Among the following entries, count the lines that contain "matplotlib" and report only the result.

RECORDS SHOWN -
--- begin ---
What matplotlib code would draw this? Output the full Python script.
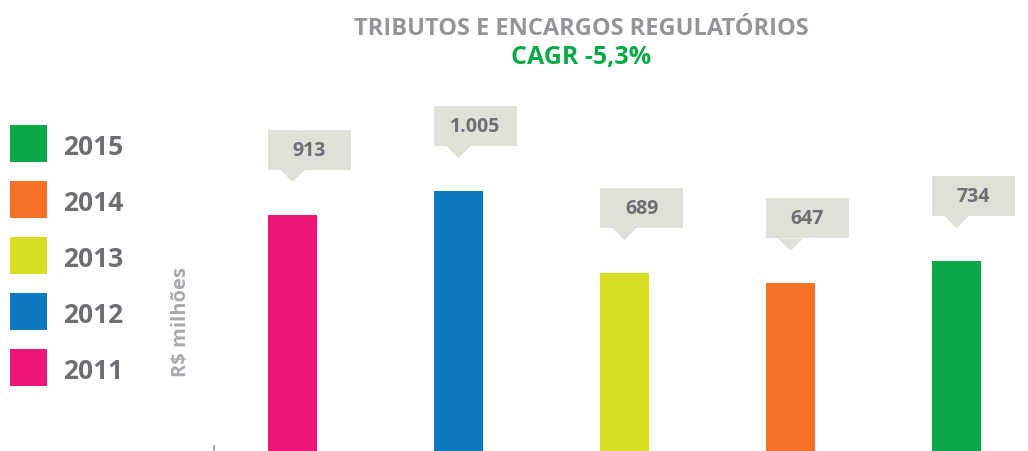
--- end ---
--- begin ---
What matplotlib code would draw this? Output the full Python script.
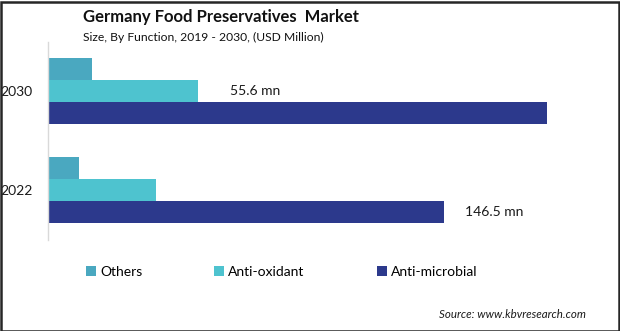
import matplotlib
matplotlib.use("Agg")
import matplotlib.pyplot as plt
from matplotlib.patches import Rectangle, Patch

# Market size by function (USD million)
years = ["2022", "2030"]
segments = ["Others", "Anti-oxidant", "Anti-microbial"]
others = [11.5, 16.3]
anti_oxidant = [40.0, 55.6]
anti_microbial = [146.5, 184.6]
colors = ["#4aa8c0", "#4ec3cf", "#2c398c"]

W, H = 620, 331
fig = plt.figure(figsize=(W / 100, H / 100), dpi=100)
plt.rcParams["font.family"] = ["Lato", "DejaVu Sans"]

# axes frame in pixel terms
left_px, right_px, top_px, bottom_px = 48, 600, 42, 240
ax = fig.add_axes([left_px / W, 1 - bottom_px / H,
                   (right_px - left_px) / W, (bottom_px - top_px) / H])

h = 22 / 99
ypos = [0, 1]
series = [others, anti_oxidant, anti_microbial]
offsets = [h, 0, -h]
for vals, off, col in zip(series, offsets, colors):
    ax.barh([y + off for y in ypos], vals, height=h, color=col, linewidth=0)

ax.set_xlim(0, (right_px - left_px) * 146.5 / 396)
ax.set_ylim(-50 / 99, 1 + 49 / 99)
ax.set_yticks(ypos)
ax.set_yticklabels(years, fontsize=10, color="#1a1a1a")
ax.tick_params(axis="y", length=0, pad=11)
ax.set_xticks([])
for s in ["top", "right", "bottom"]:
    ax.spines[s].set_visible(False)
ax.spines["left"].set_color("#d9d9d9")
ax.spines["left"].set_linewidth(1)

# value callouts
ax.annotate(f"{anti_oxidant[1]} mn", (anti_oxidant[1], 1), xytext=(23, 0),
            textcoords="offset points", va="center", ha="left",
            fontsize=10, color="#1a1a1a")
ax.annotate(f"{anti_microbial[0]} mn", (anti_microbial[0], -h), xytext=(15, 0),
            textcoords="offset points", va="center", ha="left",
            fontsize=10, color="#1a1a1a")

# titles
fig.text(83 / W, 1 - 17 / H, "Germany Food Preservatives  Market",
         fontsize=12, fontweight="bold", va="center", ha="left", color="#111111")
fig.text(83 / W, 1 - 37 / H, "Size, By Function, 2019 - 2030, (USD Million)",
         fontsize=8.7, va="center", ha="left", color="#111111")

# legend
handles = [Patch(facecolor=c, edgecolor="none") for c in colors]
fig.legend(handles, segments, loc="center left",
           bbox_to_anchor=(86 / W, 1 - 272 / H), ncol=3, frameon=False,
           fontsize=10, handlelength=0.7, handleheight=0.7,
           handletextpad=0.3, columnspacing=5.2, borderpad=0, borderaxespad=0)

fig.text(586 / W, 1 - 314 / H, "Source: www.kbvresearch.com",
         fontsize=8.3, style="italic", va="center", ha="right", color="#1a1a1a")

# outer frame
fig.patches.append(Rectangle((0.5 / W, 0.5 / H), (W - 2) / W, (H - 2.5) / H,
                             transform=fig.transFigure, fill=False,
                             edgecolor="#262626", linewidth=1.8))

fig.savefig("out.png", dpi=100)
--- end ---
SOLVED PROBLEM -
6